Aliado a tudo isso, ainda vemos sem respostas questões como as altas taxas de feminicídio, de suicídio, de preconceito e outras formas de violência, que todos os dias tiram a vida de jovens, em todo o mundo. Bombardeadas pelas sucessivas notícias ruins, muitas pessoas se questionam sobre o real valor da existência, sobre o sentido do seu viver e do seu estar no mundo; se debatem com questões relativas à sexualidade, à aparência, ao status social, dentre outras inquietações subjetivas e sociais. Nessa busca de encontrar-se a si mesmo, apegam-se, muitas vezes, ao universo online na palma da mão e afastam-se de interações reais com a família ou os amigos.
É neste cenário que se encontra um dos grandes desafios da Igreja atualmente: aproximar-se dos afastados e ser uma “Igreja em saída”, como nos exorta o Papa Francisco. Mas como levar o Evangelho de Jesus Cristo àqueles que perderam a esperança? Como tornar Cristo conhecido e amado num contexto de fome, exclusão e violência?
Na exortação apostólica “Gaudete et exsultate”, as palavras do Santo Padre nos impelem a uma vida de santidade e nos lembram que essa santidade passa necessariamente pela misericórdia. Ou seja, sem acolher o outro, sem sentir na pele a dor do próximo e ajudá-lo em suas necessidades, não se vive o Evangelho de Cristo. “Alegrai-vos e Exultai” é o chamado do Papa para que vivamos com alegria a missão a nós confiada, de viver a santidade, com todos os seus desafios e riscos. Cada um de nós pode encontrar a sua própria maneira de percorrer esse caminho de santidade, com pequenos gestos cotidianos, sem querer imitar esse ou aquele santo que já está na glória de Deus. Para nos encorajar, o Papa nos apresenta como referencial de santidade as Bem-aventuranças: “Felizes os pobres em espírito, os aflitos, os mansos, os que têm fome e sede de justiça, os misericordiosos, os puros de coração, e os que promovem a paz” (Mt 5, 1-12).

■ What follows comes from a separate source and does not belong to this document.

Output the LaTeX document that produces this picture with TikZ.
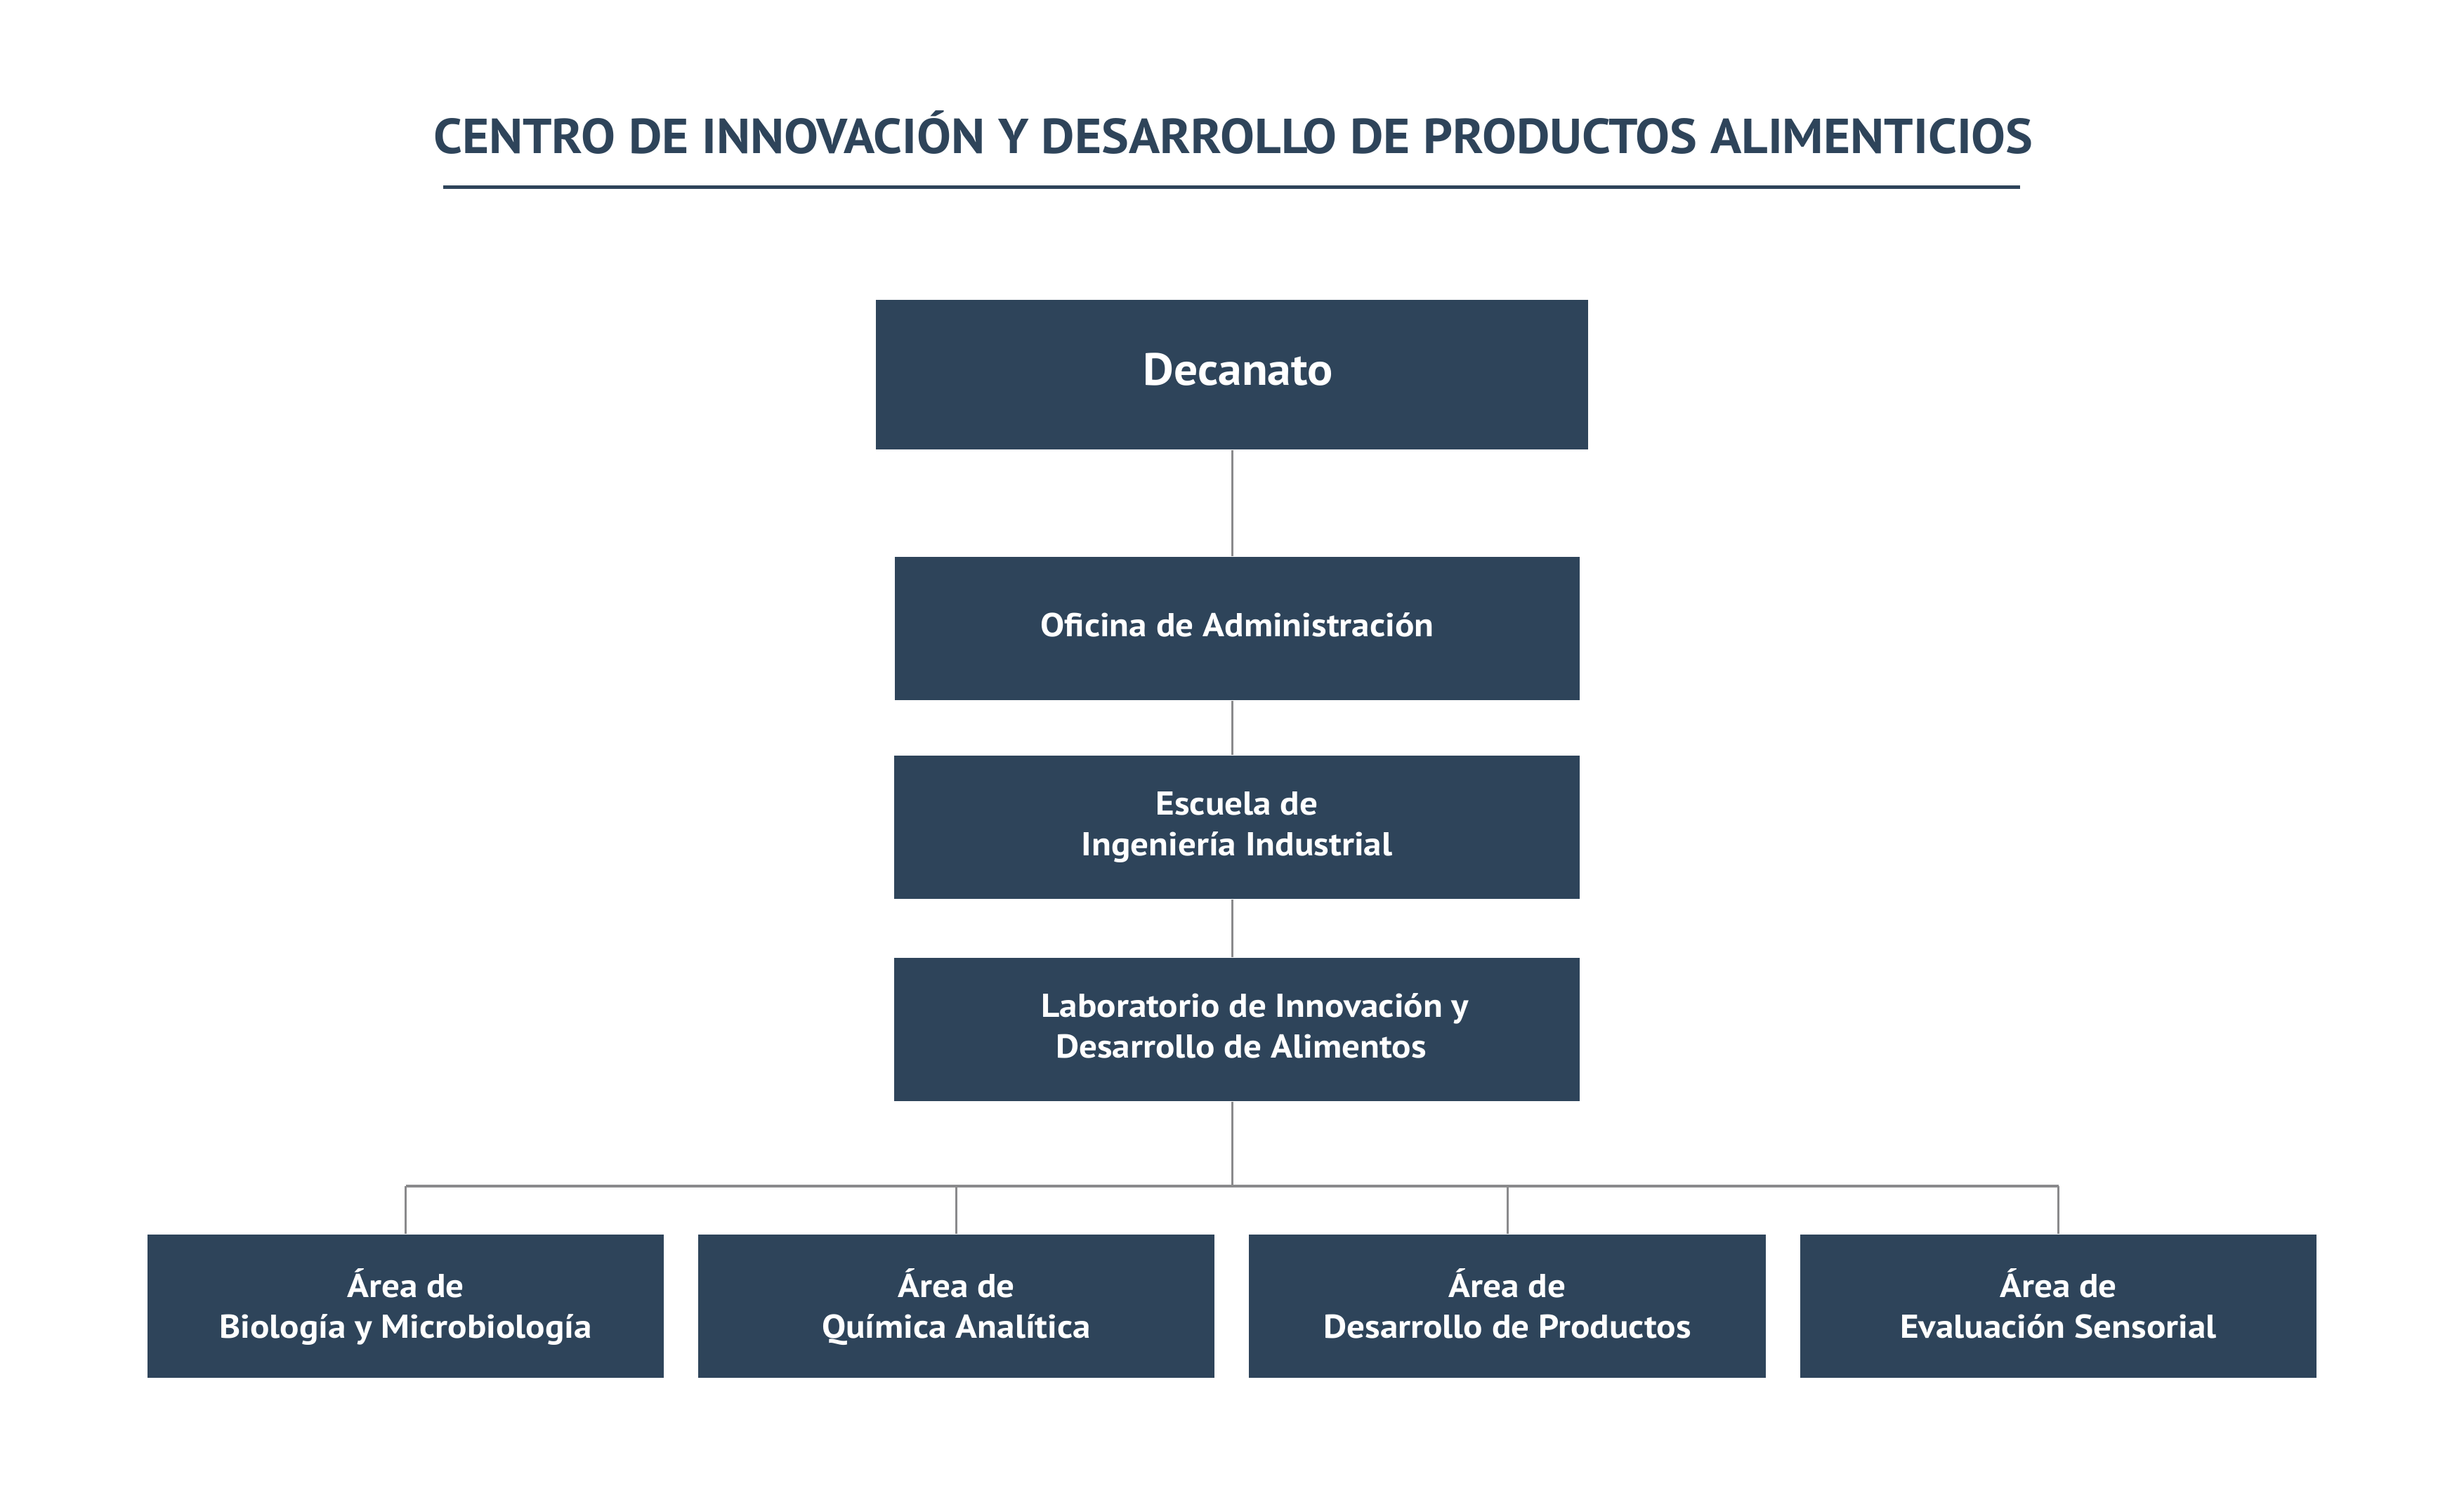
\documentclass[tikz,border=0pt]{standalone}
\usepackage{fontspec}
\setmainfont{PT Sans}
\newfontfamily\bodyfont{PT Sans}[FakeStretch=1.085]
\newfontfamily\titlefont{PT Sans}[FakeStretch=1.046]
\newfontfamily\decfont{PT Sans}[FakeStretch=1.05]
\usetikzlibrary{calc}
\definecolor{boxc}{RGB}{46,68,90}
\definecolor{linec}{RGB}{138,138,140}
\newcommand\areastrut{\rule{0pt}{14.2pt}}
\begin{document}
\begin{tikzpicture}[x=0.01cm,y=-0.01cm,
  orgbox/.style={rectangle,fill=boxc,draw=none,inner sep=0pt,text=white,align=center,
    font=\bodyfont\bfseries\fontsize{13.4}{16.3}\selectfont},
  midbox/.style={orgbox,minimum width=9.75cm,minimum height=2.04cm},
  areabox/.style={orgbox,minimum width=7.35cm,minimum height=2.04cm},
  conn/.style={draw=linec,line width=0.85pt},
  hconn/.style={draw=linec,line width=1.14pt}]
\useasboundingbox (0,0) rectangle (3508,2136);
\fill[white] (0,0) rectangle (3508,2136);
% title
\node[anchor=base,text=boxc,inner sep=0pt,font=\titlefont\bfseries\fontsize{19.9}{24}\selectfont] (title) at (1756,218)
  {CENTRO DE INNOVACIÓN Y DESARROLLO DE PRODUCTOS ALIMENTICIOS};
\coordinate (ulA) at (631,266.5);
\coordinate (ulB) at (2876,266.5);
\draw[boxc,line width=1.4pt] (ulA) -- (ulB);
% boxes
\node[orgbox,minimum width=10.14cm,minimum height=2.13cm,font=\decfont\bfseries\fontsize{18.3}{22}\selectfont] (dec) at (1754,533.5) {\strut\hspace*{5pt}Decanato};
\node[midbox] (ofi) at (1761.5,895) {\strut Oficina de Administración};
\node[midbox] (esc) at (1761,1178) {\strut Escuela de\\Ingeniería Industrial\strut};
\node[midbox] (lab) at (1761,1466) {\strut\hspace*{14.8pt}Laboratorio de Innovación y\\\hspace*{3.4pt}Desarrollo de Alimentos\strut};
\node[areabox] (a1) at (577.5,1860) {\areastrut Área de\\Biología y Microbiología\strut};
\node[areabox] (a2) at (1361.5,1860) {\areastrut Área de\\Química Analítica\strut};
\node[areabox] (a3) at (2146,1860) {\areastrut Área de\\Desarrollo de Productos\strut};
\node[areabox] (a4) at (2930.5,1860) {\areastrut Área de\\Evaluación Sensorial\strut};
\coordinate (hub) at (1754,1689);
% connectors
\draw[conn] (dec.south) -- (dec.south |- ofi.north);
\draw[conn] (dec.south |- ofi.south) -- (dec.south |- esc.north);
\draw[conn] (dec.south |- esc.south) -- (dec.south |- lab.north);
\draw[conn] (dec.south |- lab.south) -- (hub);
\draw[hconn] (a1.north |- hub) -- (a4.north |- hub);
\draw[conn] (a1.north |- hub) -- (a1.north);
\draw[conn] (a2.north |- hub) -- (a2.north);
\draw[conn] (a3.north |- hub) -- (a3.north);
\draw[conn] (a4.north |- hub) -- (a4.north);
\end{tikzpicture}
\end{document}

Entretanto, assim como ocorreu com os santos que nos precederam e com o maior de todos os santos, o próprio Jesus Cristo, todos os que procuram agir segundo a lei de Deus, hão de encontrar desafios e obstáculos, porque agem na contramão do mundo. É imperativo resistir e não se deixar abater pelas forças do mal, pois “felizes os perseguidos por causa da justiça, porque deles é o Reino dos Céus” (Mt 5,10).
Nós que estamos na Igreja, participando da sua vida litúrgica e eucarística, temos o compromisso cristão de cumprir o mandamento maior: “amar a Deus sobre todas as coisas e ao próximo como a nós mesmos” (Mt 22,37-39). Somente no amor a Deus e ao irmão poderemos ser imitadores de Cristo e caminhar rumo à perfeição de que nos fala o Papa Francisco.
Portanto, um dos desafios da Igreja nos tempos atuais é incentivar ainda mais a ação missionária para que possamos ser, verdadeiramente, uma “igreja em saída”, uma igreja acolhedora, que leve Cristo aos confins da Terra e resgate aqueles irmãos que, por inúmeras circunstâncias, se afastaram da Igreja. Que sejamos uma Igreja atenta à miséria do mundo, ao irmão que sofre, ao meio ambiente que agoniza à nossa frente. Sejamos uma Igreja inserida no contexto social e político, capaz de denunciar as estruturas de morte que criam e perpetuam a desigualdade social; uma igreja que abrace, antes de condenar; que tenha o rosto e o coração de Jesus. Não é fácil pregar o amor numa cultura de ódio, o próprio Jesus nos mostrou que não se chega à ressurreição sem passar pela Cruz. Contudo, só pela via do amor e rumo à santidade, poderemos tornar o Reino de Deus presente já neste mundo.